▸ **Instructions to follow**: Transcribe the material verbatim in full; the pictures do not belong in the copy.

* * * * * * *

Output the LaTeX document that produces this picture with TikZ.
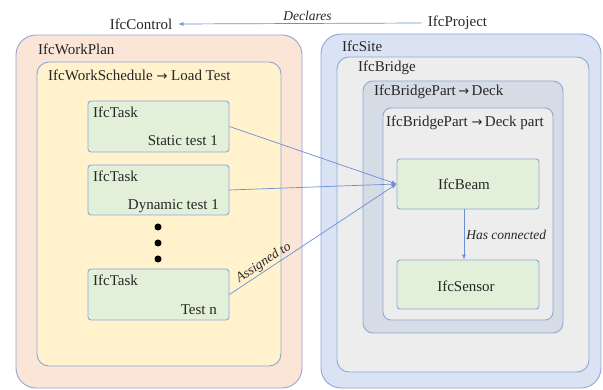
\documentclass[tikz,border=0pt]{standalone}
\usepackage{fontspec}
\setmainfont{Liberation Serif}
\newfontfamily\arrfont{DejaVu Sans}
\usetikzlibrary{arrows.meta}
\definecolor{bord}{HTML}{8EA7D6}
\definecolor{lnk}{HTML}{6A8FD6}
\definecolor{pinkf}{HTML}{FBE5D6}
\definecolor{yelf}{HTML}{FFF2CC}
\definecolor{grnf}{HTML}{E2F0D9}
\definecolor{sitef}{HTML}{DAE3F3}
\definecolor{greyf}{HTML}{EDEDED}
\definecolor{deckf}{HTML}{D6DCE5}
\newcommand{\myarr}{{\arrfont\fontsize{13}{15}\selectfont →}}
\tikzset{
  box/.style={draw=bord, line width=0.9pt, inner sep=0pt},
  txt/.style={inner sep=0pt, text=black!85, font=\fontsize{15}{18}\selectfont},
  lbl/.style={inner sep=1pt, text=black!85, font=\fontsize{13.5}{16}\selectfont\itshape},
  link/.style={draw=lnk, line width=0.7pt, -{Latex[length=5pt,width=4pt]}},
  dot/.style={circle, fill=black, inner sep=0pt, minimum size=7pt}
}
\begin{document}
\begin{tikzpicture}[x=1pt,y=-1pt]
\useasboundingbox (0,0) rectangle (603,390);
% top
\node[txt] (ctrl) at (141,24) {IfcControl};
\node[txt] (proj) at (457.5,23) {IfcProject};
\draw[link] (proj.west) ++(-6,0) coordinate (pj) (pj) -- ([xshift=6]ctrl.east) node[lbl, pos=0.47, above=1pt] (decl) {Declares};
% left containers
\node[box, fill=pinkf, rounded corners=20, minimum width=286, minimum height=353] (wp) at (159,211.5) {};
\node[txt, anchor=west] (wpl) at (38,49) {IfcWorkPlan};
\node[box, fill=yelf, rounded corners=12, minimum width=244, minimum height=304] (ws) at (159,214) {};
\node[txt, anchor=west] (wsl) at (48,75) {IfcWorkSchedule \myarr{} Load Test};
% tasks
\node[box, fill=grnf, rounded corners=3, minimum width=141, minimum height=51] (t1) at (158.5,126.5) {};
\node[txt, anchor=west] (t1a) at (93,112) {IfcTask};
\node[txt, anchor=east] (t1b) at (218,141) {Static test 1};
\node[box, fill=grnf, rounded corners=3, minimum width=141, minimum height=50] (t2) at (158.5,190) {};
\node[txt, anchor=west] (t2a) at (93,176) {IfcTask};
\node[txt, anchor=east] (t2b) at (219,206) {Dynamic test 1};
\node[dot] (d1) at (158,227) {};
\node[dot] (d2) at (158,243) {};
\node[dot] (d3) at (158,259) {};
\node[box, fill=grnf, rounded corners=3, minimum width=141, minimum height=51] (t3) at (158.5,294.5) {};
\node[txt, anchor=west] (t3a) at (93,280) {IfcTask};
\node[txt, anchor=east] (t3b) at (217,310) {Test n};
% right containers
\node[box, fill=sitef, rounded corners=20, minimum width=280, minimum height=354] (site) at (461,211) {};
\node[txt, anchor=west] (sitel) at (342,46) {IfcSite};
\node[box, fill=greyf, rounded corners=12, minimum width=252, minimum height=315] (br) at (463,214.5) {};
\node[txt, anchor=west] (brl) at (358,68) {IfcBridge};
\node[box, fill=deckf, rounded corners=10, minimum width=200, minimum height=252] (deck) at (463,207) {};
\node[txt, anchor=west] (deckl) at (374,92) {IfcBridgePart\,\myarr{}\,Deck};
\node[box, fill=greyf, rounded corners=8, minimum width=170, minimum height=212] (dp) at (468,214) {};
\node[txt, anchor=west] (dpl) at (386,123) {IfcBridgePart \myarr{}\,Deck part};
\node[box, fill=grnf, rounded corners=3, minimum width=142, minimum height=50] (beam) at (468,184) {};
\node[txt] (beaml) at (464,184) {IfcBeam};
\node[box, fill=grnf, rounded corners=3, minimum width=142, minimum height=49] (sens) at (468,284.5) {};
\node[txt] (sensl) at (466,286) {IfcSensor};
% links
\draw[link] (t1.east) -- (beam.west);
\draw[link] (t2.east) -- (beam.west);
\draw[link] (t3.east) -- (beam.west) node[lbl, pos=0.23, sloped, above=0pt] (asg) {Assigned to};
\draw[link] ([xshift=-4]beam.south) -- ([xshift=-4]sens.north) node[lbl, midway, right=1pt] (hc) {Has connected};
\end{tikzpicture}
\end{document}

* * * * * * *

▸ **Correct answer**:
Output the LaTeX document that produces this picture with TikZ.
\documentclass[tikz,border=0pt]{standalone}
\usepackage{fontspec}
\setmainfont{Liberation Serif}
\newfontfamily\arrfont{DejaVu Sans}
\usetikzlibrary{arrows.meta}
\definecolor{bord}{HTML}{8EA7D6}
\definecolor{lnk}{HTML}{6A8FD6}
\definecolor{pinkf}{HTML}{FBE5D6}
\definecolor{yelf}{HTML}{FFF2CC}
\definecolor{grnf}{HTML}{E2F0D9}
\definecolor{sitef}{HTML}{DAE3F3}
\definecolor{greyf}{HTML}{EDEDED}
\definecolor{deckf}{HTML}{D6DCE5}
\newcommand{\myarr}{{\arrfont\fontsize{13}{15}\selectfont →}}
\tikzset{
  box/.style={draw=bord, line width=0.9pt, inner sep=0pt},
  txt/.style={inner sep=0pt, text=black!85, font=\fontsize{15}{18}\selectfont},
  lbl/.style={inner sep=1pt, text=black!85, font=\fontsize{13.5}{16}\selectfont\itshape},
  link/.style={draw=lnk, line width=0.7pt, -{Latex[length=5pt,width=4pt]}},
  dot/.style={circle, fill=black, inner sep=0pt, minimum size=7pt}
}
\begin{document}
\begin{tikzpicture}[x=1pt,y=-1pt]
\useasboundingbox (0,0) rectangle (603,390);
% top
\node[txt] (ctrl) at (141,24) {IfcControl};
\node[txt] (proj) at (457.5,23) {IfcProject};
\draw[link] (proj.west) ++(-6,0) coordinate (pj) (pj) -- ([xshift=6]ctrl.east) node[lbl, pos=0.47, above=1pt] (decl) {Declares};
% left containers
\node[box, fill=pinkf, rounded corners=20, minimum width=286, minimum height=353] (wp) at (159,211.5) {};
\node[txt, anchor=west] (wpl) at (38,49) {IfcWorkPlan};
\node[box, fill=yelf, rounded corners=12, minimum width=244, minimum height=304] (ws) at (159,214) {};
\node[txt, anchor=west] (wsl) at (48,75) {IfcWorkSchedule \myarr{} Load Test};
% tasks
\node[box, fill=grnf, rounded corners=3, minimum width=141, minimum height=51] (t1) at (158.5,126.5) {};
\node[txt, anchor=west] (t1a) at (93,112) {IfcTask};
\node[txt, anchor=east] (t1b) at (218,141) {Static test 1};
\node[box, fill=grnf, rounded corners=3, minimum width=141, minimum height=50] (t2) at (158.5,190) {};
\node[txt, anchor=west] (t2a) at (93,176) {IfcTask};
\node[txt, anchor=east] (t2b) at (219,206) {Dynamic test 1};
\node[dot] (d1) at (158,227) {};
\node[dot] (d2) at (158,243) {};
\node[dot] (d3) at (158,259) {};
\node[box, fill=grnf, rounded corners=3, minimum width=141, minimum height=51] (t3) at (158.5,294.5) {};
\node[txt, anchor=west] (t3a) at (93,280) {IfcTask};
\node[txt, anchor=east] (t3b) at (217,310) {Test n};
% right containers
\node[box, fill=sitef, rounded corners=20, minimum width=280, minimum height=354] (site) at (461,211) {};
\node[txt, anchor=west] (sitel) at (342,46) {IfcSite};
\node[box, fill=greyf, rounded corners=12, minimum width=252, minimum height=315] (br) at (463,214.5) {};
\node[txt, anchor=west] (brl) at (358,68) {IfcBridge};
\node[box, fill=deckf, rounded corners=10, minimum width=200, minimum height=252] (deck) at (463,207) {};
\node[txt, anchor=west] (deckl) at (374,92) {IfcBridgePart\,\myarr{}\,Deck};
\node[box, fill=greyf, rounded corners=8, minimum width=170, minimum height=212] (dp) at (468,214) {};
\node[txt, anchor=west] (dpl) at (386,123) {IfcBridgePart \myarr{}\,Deck part};
\node[box, fill=grnf, rounded corners=3, minimum width=142, minimum height=50] (beam) at (468,184) {};
\node[txt] (beaml) at (464,184) {IfcBeam};
\node[box, fill=grnf, rounded corners=3, minimum width=142, minimum height=49] (sens) at (468,284.5) {};
\node[txt] (sensl) at (466,286) {IfcSensor};
% links
\draw[link] (t1.east) -- (beam.west);
\draw[link] (t2.east) -- (beam.west);
\draw[link] (t3.east) -- (beam.west) node[lbl, pos=0.23, sloped, above=0pt] (asg) {Assigned to};
\draw[link] ([xshift=-4]beam.south) -- ([xshift=-4]sens.north) node[lbl, midway, right=1pt] (hc) {Has connected};
\end{tikzpicture}
\end{document}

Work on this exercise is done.